The Dartmouth Dance Ensemble spring 2016 concert. Photo by Rob Strong.
Let’s look at the numbers on the spring 2017 concert by the Dartmouth Dance Ensemble (DDE), taking place on Friday and Saturday, May 26 and 27, 8 pm, in The Moore Theater of The Hopkins Center for the Arts at Dartmouth College:
- FOUR choreographers (including one Beyoncé collaborator);
- FIVE ensembles playing live music for the dancers, including 31 members of the Dartmouth College Wind Ensemble;
- NINETEEN dancers, a historic number for the Dance Ensemble!
The dancers include undergraduates from all disciplines, graduate students and Dartmouth staff members. Dancers come with backgrounds in ballet, modern dance, hip hop, folk dance and more.

John Heginbotham. Photo by Janelle Jones.
Choreography is made fresh each year, expressly for the DDE dancers. Choreography for this concert is by DDE Director John Heginbotham, who balances his work with the DDE with the busy schedule of his own thriving NYC-based company, Dance Heginbotham ; DDE Choreographer-in-Residence Rebecca Stenn, a former Pilobolus and Momix dancer who directs her own Connecticut-based company; DDE member Philip Montana (a Geisel School of Medicine student); and Guest Choreographer Darrell Grand Moultrie, who has made dances for everyone from Beyoncé to theater director Diane Paulus to ballet companies across the US.

Rebecca Stenn Company, by Jamie Phillips.
Dartmouth dancers first got a chance to work with Moultrie when Heginbotham brought him to campus in 2016 for a master class that proved wildly popular. His two works for this concert—the only ones performed to recorded music, by Kenji Bunch and Rodrigo Y Gabriela—are a duet and a group number that seamlessly blend Moultrie’s styles in commercial and concert dance.
Other works all use live classic music, from the 16th century to the present. Stenn’s Verum is set to William Byrd’s motet Ave Verum Corpus, sung by an eight-member vocal ensemble led by Camilla Tassi ’16, a first-year graduate student in Dartmouth’s Digital Musics program.

Camilla Tassi, courtesy of the artist.
Heginbotham’s Small Festive Gatherings is set to the music of J.S. Bach, Heinrich Ignaz Franz Biber, Gabriel Fauré, Colin Jacobsen and Franz Schubert, arranged by Jacobsen for a quartet of accordion, flute, violin and cello. Small Festive Gatherings was developed with the support of the Mellon Foundation as part of a three-year grant aimed at more broadly engaging students in classical music.

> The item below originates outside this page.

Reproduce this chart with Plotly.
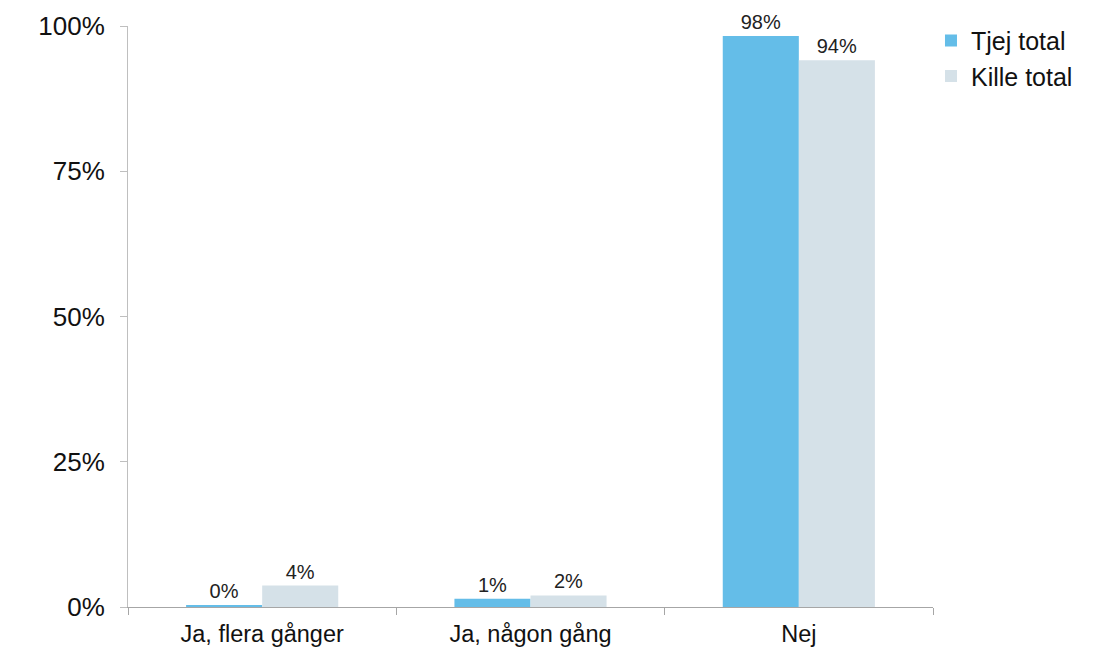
import plotly.graph_objects as go

categories = ["Ja, flera gånger", "Ja, någon gång", "Nej"]
tjej_total = [0.2, 1.4, 98.3]
kille_total = [3.7, 2.0, 94.1]
series_names = ["Tjej total", "Kille total"]
y_ticks = [0, 25, 50, 75, 100]
y_tick_labels = ["0%", "25%", "50%", "75%", "100%"]

colors = ["#64BDE8", "#D5E1E8"]
font_family = "Liberation Sans, Arial, sans-serif"

fig = go.Figure()
for name, vals, col, grp in zip(series_names, [tjej_total, kille_total], colors, ["a", "b"]):
    fig.add_trace(go.Bar(
        x=categories, y=vals, name=name, legendgroup=grp,
        marker=dict(color=col, line=dict(width=0)),
        texttemplate="%{y:.0f}%", textposition="outside",
        textfont=dict(size=20, color="#222222", family=font_family),
        cliponaxis=False,
    ))

# page body has an 8px margin, so the figure is offset by 8px
fig.update_layout(
    width=1085, height=640,
    margin=dict(l=120, r=160, t=18, b=41, autoexpand=False),
    paper_bgcolor="white", plot_bgcolor="white",
    barmode="group", bargap=0.433, bargroupgap=0,
    font=dict(family=font_family, color="#111111"),
    showlegend=True,
    legend=dict(x=0.9975, y=1.014, xanchor="left", yanchor="top",
                font=dict(size=25, family=font_family, color="#111111"),
                traceorder="grouped", tracegroupgap=0,
                bgcolor="rgba(0,0,0,0)"),
)
fig.update_xaxes(
    showline=True, linecolor="#A6A6A6", linewidth=1,
    ticks="outside", tickson="boundaries", ticklen=7, tickcolor="#A6A6A6",
    tickfont=dict(size=23.5, family=font_family, color="#111111"),
    ticklabelstandoff=6,
    showgrid=False, automargin=False,
)
fig.update_yaxes(
    range=[0, 100], tickvals=y_ticks, ticktext=y_tick_labels,
    showline=True, linecolor="#BFBFBF", linewidth=1,
    ticks="outside", ticklen=7, tickcolor="#BFBFBF",
    tickfont=dict(size=26, family=font_family, color="#111111"),
    ticklabelstandoff=10,
    showgrid=False, zeroline=False, automargin=False,
)

fig.write_html("out.html")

The collaboration features three New York City-based guest artists—Jacobsen; Nathan Koci, accordion; and Alex Sopp, flute—who, in addition to arranging and performing, have engaged the greater Dartmouth community with a series of master classes.

Dartmouth College Wind Ensemble trombone section leading a sectional at University of Costa Rica Puntarenas during a March service trip with members of the Dartmouth Dance Ensemble. Photo courtesy of the DCWE.
Spirals, also by Heginbotham, is set to a musical work by the same name by Zach Wadsworth, performed by the Dartmouth College Wind Ensemble led by Director Matthew M. Marsit—a collaboration performed as part of the DCWE’s winter concert and spring break service tour of Costa Rica. Lost/Left part III, by Montana with contributions from Sarah Mae Gibbons, is set to the Philip Glass solo piano work Metamorphoses III. Stenn’s 12 Dances for 11 People is set to Bartok’s 44 Duos for 2 Violins.